David Cameron’s definition of Britishness contains within it the three central tenets of political correctness: racial equality, gay rights and sexual equality. That means anyone, indigenous or immigrant, who does not agree with political correctness is, in NuTory Boy’s eyes,not British.
This is decidedly sinister. It means that the official Government position now makes illegitimate those who, for example, wish to object to mass immigration on the grounds that it is a surreptitious form of conquest, anyone who refuses to accept that civil partnership is equal to marriage or those who reject the idea that sexual equality means there must be women in equal numbers to men in every form of employment.

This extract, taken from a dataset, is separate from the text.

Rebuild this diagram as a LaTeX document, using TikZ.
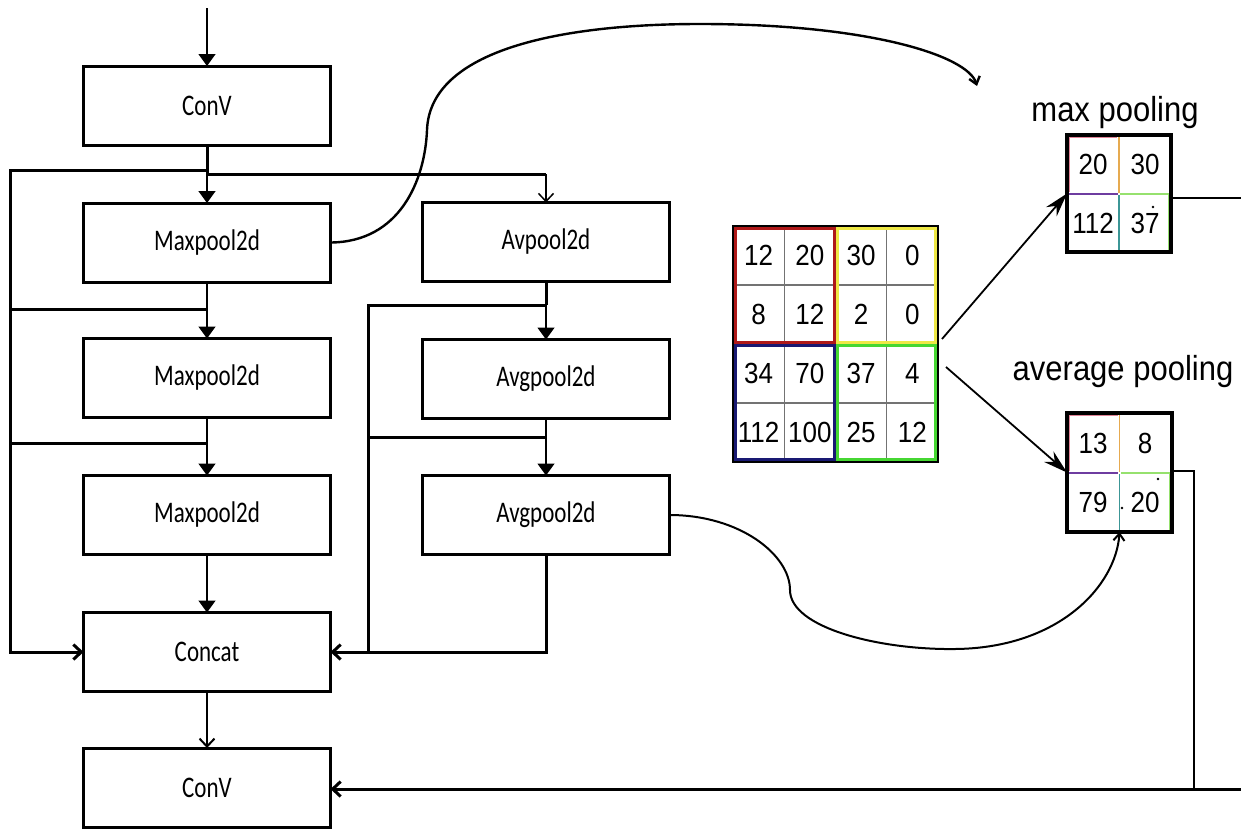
\documentclass[tikz,border=0pt]{standalone}
\usepackage{fontspec}
\usepackage{graphicx}
\setmainfont{Carlito}
\newfontfamily\arialf{Liberation Sans}
\usetikzlibrary{arrows.meta}
\newcommand{\talltext}[1]{\scalebox{1}[1.3]{#1}}
\newcommand{\tallnum}[1]{\scalebox{1}[1.12]{#1}}
\definecolor{qred}{RGB}{175,25,25}
\definecolor{qyellow}{RGB}{238,232,70}
\definecolor{qblue}{RGB}{25,25,115}
\definecolor{qgreen}{RGB}{70,215,50}
\definecolor{cpink}{RGB}{225,130,150}
\definecolor{corange}{RGB}{230,170,80}
\definecolor{cpurple}{RGB}{110,60,160}
\definecolor{cteal}{RGB}{60,150,150}
\definecolor{clgreen}{RGB}{150,225,110}
\tikzset{
  box/.style={draw, line width=3pt, minimum width=247pt, minimum height=79pt,
    inner sep=0pt, outer sep=0pt, font=\fontsize{23}{27}\selectfont},
  thinline/.style={line width=1.5pt},
  thickline/.style={line width=3pt},
  farrow/.style={thinline, -{Triangle[width=17pt,length=12pt]}},
  oarrow/.style={-{Straight Barb[width=15pt,length=8pt]}},
  num/.style={font=\arialf\fontsize{26}{28}\selectfont, inner sep=0pt},
  lbl/.style={font=\arialf\fontsize{31}{36}\selectfont, inner sep=0pt},
  outbox/.style={draw, line width=3.5pt, minimum width=104pt, minimum height=117pt, inner sep=0pt, outer sep=0pt},
}
\begin{document}
\begin{tikzpicture}[x=1pt,y=-1pt]
\useasboundingbox[fill=white] (0,0) rectangle (1241,828);

% ---- left column
\node[box] (conv1) at (207,105.5) {\talltext{ConV}};
\node[box] (mp1) at (207,242.5) {\talltext{Maxpool2d}};
\node[box] (mp2) at (207,378) {\talltext{Maxpool2d}};
\node[box] (mp3) at (207,515) {\talltext{Maxpool2d}};
\node[box] (concat) at (207,652) {\talltext{Concat}};
\node[box] (conv2) at (207,787.5) {\talltext{ConV}};
% ---- middle column
\node[box] (ap1) at (546,242) {\talltext{Avpool2d}};
\node[box] (ap2) at (546,379) {\talltext{Avgpool2d}};
\node[box] (ap3) at (546,515) {\talltext{Avgpool2d}};

% ---- coordinates for joints
\coordinate (in) at (207,8);
\coordinate (jL0) at (207,170);
\coordinate (L0) at (10,170);
\coordinate (jR0) at (207,174);
\coordinate (R0) at (546,174);
\coordinate (jL1) at (207,309);
\coordinate (L1) at (10,309);
\coordinate (jL2) at (207,443);
\coordinate (L2) at (10,443);
\coordinate (jM1) at (546,305);
\coordinate (M1) at (368,305);
\coordinate (jM2) at (546,437);
\coordinate (M2) at (368,437);
\coordinate (jM3) at (546,652);

% ---- connectors, left column
\draw[farrow] (in) -- (conv1.north);
\draw[thickline] (conv1.south) -- (jR0);
\draw[farrow] (jR0) -- (mp1.north);
\draw[thickline, oarrow] (jL0) -- (L0) |- (concat.west);
\draw[thickline] (jR0) -- (R0);
\draw[thinline, oarrow] (R0) -- (ap1.north);
\draw[farrow] (mp1.south) -- (mp2.north);
\draw[thickline] (jL1) -- (L1);
\draw[farrow] (mp2.south) -- (mp3.north);
\draw[thickline] (jL2) -- (L2);
\draw[farrow] (mp3.south) -- (concat.north);
\draw[line width=2pt, oarrow] (concat.south) -- (conv2.north);

% ---- connectors, middle column
\draw[thickline] (ap1.south) -- (jM1);
\draw[farrow] (jM1) -- (ap2.north);
\draw[thickline, oarrow] (jM1) -- (M1) |- (concat.east);
\draw[farrow] (ap2.south) -- (ap3.north);
\draw[thickline] (jM2) -- (M2);
\draw[thickline] (ap3.south) -- (jM3) -- (M1 |- jM3);

% ---- input grid
\node[minimum width=205pt, minimum height=236pt, inner sep=0pt, outer sep=0pt] (grid) at (835.5,344) {};
\foreach \xx in {784.25,886.75} \draw[line width=1.2pt, black!55] (\xx,228) -- (\xx,460);
\foreach \yy in {285,403} \draw[line width=1.2pt, black!55] (735,\yy) -- (936,\yy);
\draw[line width=3pt, qred] (735.5,228.5) rectangle (834,342.5);
\draw[line width=3pt, qyellow] (837,228.5) rectangle (935.5,342.5);
\draw[line width=3pt, qblue] (735.5,345.5) rectangle (834,459.5);
\draw[line width=3pt, qgreen] (837,345.5) rectangle (935.5,459.5);
\draw[line width=1.6pt, black] (733,226) rectangle (938,462);
\foreach [count=\r] \row in {{12,20,30,0},{8,12,2,0},{34,70,37,4},{112,100,25,12}} {
  \foreach [count=\c] \v in \row {
    \node[num] (g\r\c) at ({733+51.25*(\c-0.5)},{226+59*(\r-0.5)}) {\tallnum{\v}};
  }
}

% ---- max pooling box
\node[lbl] (maxlbl) at (1115,113) {\tallnum{max pooling}};
\node[outbox] (maxbox) at (1119,193.5) {};
\draw[line width=1.2pt, cpink] (1069,137) -- (1117,137) (1069,137) -- (1069,192);
\draw[line width=1.2pt, corange] (1119,137) -- (1119,192.5);
\draw[line width=1.2pt, cpurple] (1069,194) -- (1118,194);
\draw[line width=1.2pt, clgreen] (1120,194) -- (1169,194) -- (1169,250);
\draw[line width=1.2pt, cteal] (1119,195) -- (1119,250);
\draw[line width=3.5pt] (1067,135) rectangle (1171,252);
\node[num] (m11) at (1093,164.5) {\tallnum{20}};
\node[num] (m12) at (1145,164.5) {\tallnum{30}};
\node[num] (m21) at (1093,223) {\tallnum{112}};
\node[num] (m22) at (1145,223) {\tallnum{37}};
\fill (1153,207) circle (1.3pt);

% ---- average pooling box
\node[lbl] (avglbl) at (1123,372) {\tallnum{average pooling}};
\node[outbox, minimum height=119pt, minimum width=105pt] (avgbox) at (1119.5,472.5) {};
\draw[line width=1.2pt, cpink] (1069,415) -- (1118,415) (1069,415) -- (1069,471);
\draw[line width=1.2pt, corange] (1119.5,415) -- (1119.5,471.5);
\draw[line width=1.2pt, cpurple] (1069,473) -- (1118,473);
\draw[line width=1.2pt, clgreen] (1121,473) -- (1170,473) -- (1170,530);
\draw[line width=1.2pt, cteal] (1119.5,474) -- (1119.5,530);
\draw[line width=3.5pt] (1067,413) rectangle (1172,532);
\node[num] (a11) at (1093,443) {\tallnum{13}};
\node[num] (a12) at (1145,443) {\tallnum{8}};
\node[num] (a21) at (1093,502.5) {\tallnum{79}};
\node[num] (a22) at (1145,502.5) {\tallnum{20}};
\fill (1158,479) circle (1.3pt);
\fill (1122,508) circle (1.3pt);

% ---- grid to pooling arrows
\coordinate (g1) at (942,339);
\coordinate (g2) at (946,367);
\draw[line width=1.8pt, -{Stealth[length=24pt,width=14pt]}] (g1) -- (maxbox.west);
\draw[line width=1.8pt, -{Stealth[length=24pt,width=14pt]}] (g2) -- (avgbox.west);

% ---- right-hand feedback lines
\coordinate (maxout) at (1241,198);
\coordinate (avgturn) at (1194,471);
\coordinate (avgdown) at (1194,789);
\coordinate (rightedge) at (1241,789);
\draw[line width=2pt] (maxbox.east |- maxout) -- (maxout);
\draw[line width=2pt] (avgbox.east |- avgturn) -- (avgturn) -- (avgdown);
\draw[thickline, oarrow] (rightedge) -- (conv2.east |- rightedge);

% ---- curved connectors
\coordinate (c1end) at (977,86);
\draw[line width=2.4pt, -{Straight Barb[width=11pt,length=7pt]}] (mp1.east) .. controls (400,242) and (425,180) .. (427,130)
  .. controls (430,50) and (560,24) .. (700,24)
  .. controls (870,24) and (968,56) .. (c1end);
\draw[line width=2pt, -{Straight Barb[width=11pt,length=7pt]}] (ap3.east) .. controls (740,515) and (790,555) .. (790,590)
  .. controls (790,628) and (880,650) .. (955,649)
  .. controls (1060,648) and (1116,585) .. (avgbox.south);
\end{tikzpicture}
\end{document}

Cameron is also being disingenuous. Just before the last general election the Equalities Act 2010 (http://www.legislation.gov.uk/ukpga/2010/15/section/4) was passed with all-party support. The Act has jurisdiction over what are termed “protected characteristics” . These are: age; disability; gender reassignment; marriage and civil partnership; pregnancy and maternity; race; religion or belief; sex; sexual orientation
The key characteristics are “race” and “religion or belief”. The whole apparatus of UK public service (including schools) are required to “protect” all the categories. “Protecting” race and religion or belief means in practise that multiculturalism will be preserved. To take one example, it will be impossible to teach British history honestly because it would be deemed either insulting or excluding to ethnic minorities. Disability and marriage also offer opportunities for the reinforcement of multiculturalism.

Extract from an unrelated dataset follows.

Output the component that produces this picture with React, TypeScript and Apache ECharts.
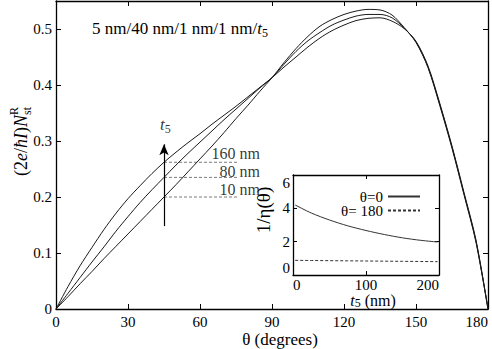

The cultural fragmentation of the UK also has the devolution dimension. Where do ethnic minorities actually stand in a devolved UK? German-born Labour MP Gisela Stuart writing in online magazine openDemocracy.net in December 2005 described the problem, whilst also gaily insulting the English: “It has only been in the last five years or so that I have heard people in my constituency telling me ‘I am not British – I am English’. That worries me.

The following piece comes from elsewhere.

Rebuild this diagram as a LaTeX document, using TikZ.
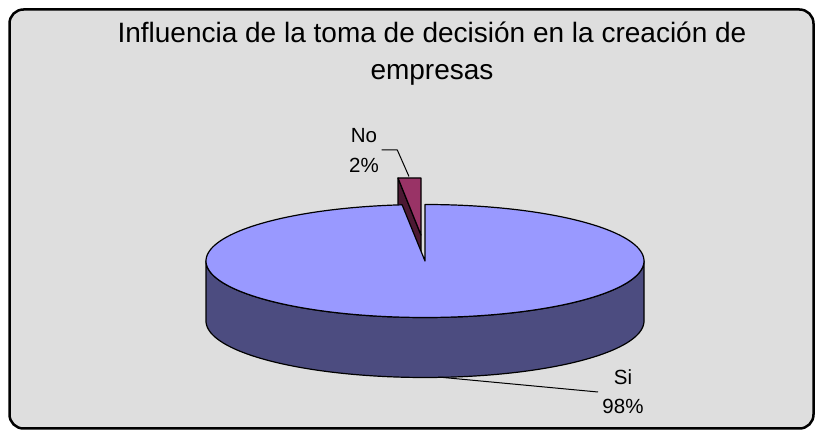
\documentclass[tikz,border=0pt]{standalone}
\usepackage{fontspec}
\setmainfont{Liberation Sans}
\definecolor{marble}{HTML}{DEDEDE}
\definecolor{pietop}{HTML}{9999FF}
\definecolor{pieside}{HTML}{4C4C80}
\definecolor{slicetop}{HTML}{993366}
\definecolor{sliceside}{HTML}{4C1933}
\begin{document}
\begin{tikzpicture}[x=1pt,y=-1pt,line join=round,
  outl/.style={draw=black,line width=1.2pt},
  lead/.style={draw=black,line width=1pt},
  lbl/.style={font=\fontsize{20.5}{30.5}\selectfont,inner sep=0pt,anchor=base,align=center,text=black},
  ttl/.style={font=\fontsize{28}{37}\selectfont,inner sep=0pt,anchor=base,align=center,text=black}]
\useasboundingbox (0,0) rectangle (815,430);
\fill[white] (0,0) rectangle (815,430);
\draw[fill=marble,line width=2.5pt,rounded corners=14pt] (9.5,9.5) rectangle (813.5,428.5);
% exploded slice (No)
\coordinate (sA) at (398,178);
\coordinate (sB) at (421,178);
\coordinate (sC) at (421,235);
\coordinate (sD) at (421,295);
\coordinate (sE) at (398,238);
\draw[outl,fill=sliceside] (sA) -- (sC) -- (sD) -- (sE) -- cycle;
\draw[outl,fill=slicetop] (sA) -- (sB) -- (sC) -- cycle;
% main body (Si)
\draw[outl,fill=pieside] plot[domain=180:360,samples=120] ({425+219*cos(\x)},{261-56.5*sin(\x)})
  -- plot[domain=360:180,samples=120] ({425+219*cos(\x)},{321-56.5*sin(\x)}) -- cycle;
\draw[outl,fill=pietop] (425,261) -- plot[domain=96:450,samples=300] ({425+219*cos(\x)},{261-56.5*sin(\x)}) -- cycle;
% title
\node[ttl] (title) at (432,80) {Influencia de la toma de decisión en la creación de\\empresas};
% labels
\node[lbl] (noLbl) at (364,173) {No\\2\%};
\node[lbl,font=\fontsize{20.5}{29}\selectfont] (siLbl) at (623,413.3) {Si\\98\%};
\coordinate (noA) at (381.7,150);
\coordinate (noB) at (397.3,150);
\coordinate (noC) at (409,176.5);
\draw[lead] (noA) -- (noB) -- (noC);
\coordinate (siA) at (438,377);
\coordinate (siB) at (598,392);
\draw[lead] (siA) -- (siB);
\end{tikzpicture}
\end{document}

“British identity is based on and anchored in its political and legal institutions and this enables it to take in new entrants more easily than it would be if being a member of a nation were to be defined by blood.
“But a democratic polity will only work if citizens’ identification is with the community as a whole, or at least with the shared process, which overrides their loyalty to a segment.” (Quoted in Birmingham Mail 18 11 2005)
The problem for people such as Ms Stuart is that Britishness was destroyed by devolution. There is no longer a comfortable overarching label of British under which everyone can be placed. All that is left for the people of Britain to cling to are emotional ethnicities.
The situation is most acute in England because that is where the majority of ethnic minorities in the UK live. There is hard evidence that ethnic minorities in England routinely do not think of themselves as English. In 2005, the CRE commissioned from the research firm Ethnos a poll designed to discover how Britons identify themselves (http://www.cre.gov.uk/downloads/what_is_britishness.pdf). A couple of passages are particularly telling:
“In England, white English participants identified themselves as English first and British second, while ethnic minority participants perceived themselves as British. None identified as English, which they saw as meaning exclusively white people.”
“Britishness was associated with great historical and political achievements, but only amongst white participants (whether from England, Scotland or Wales), not those from ethnic minority backgrounds”.
This tells us two things: ethnic minorities in England routinely reject the idea of Englishness and ethnic minorities everywhere in the UK have no identification with Britain’s past. So much for Britishness.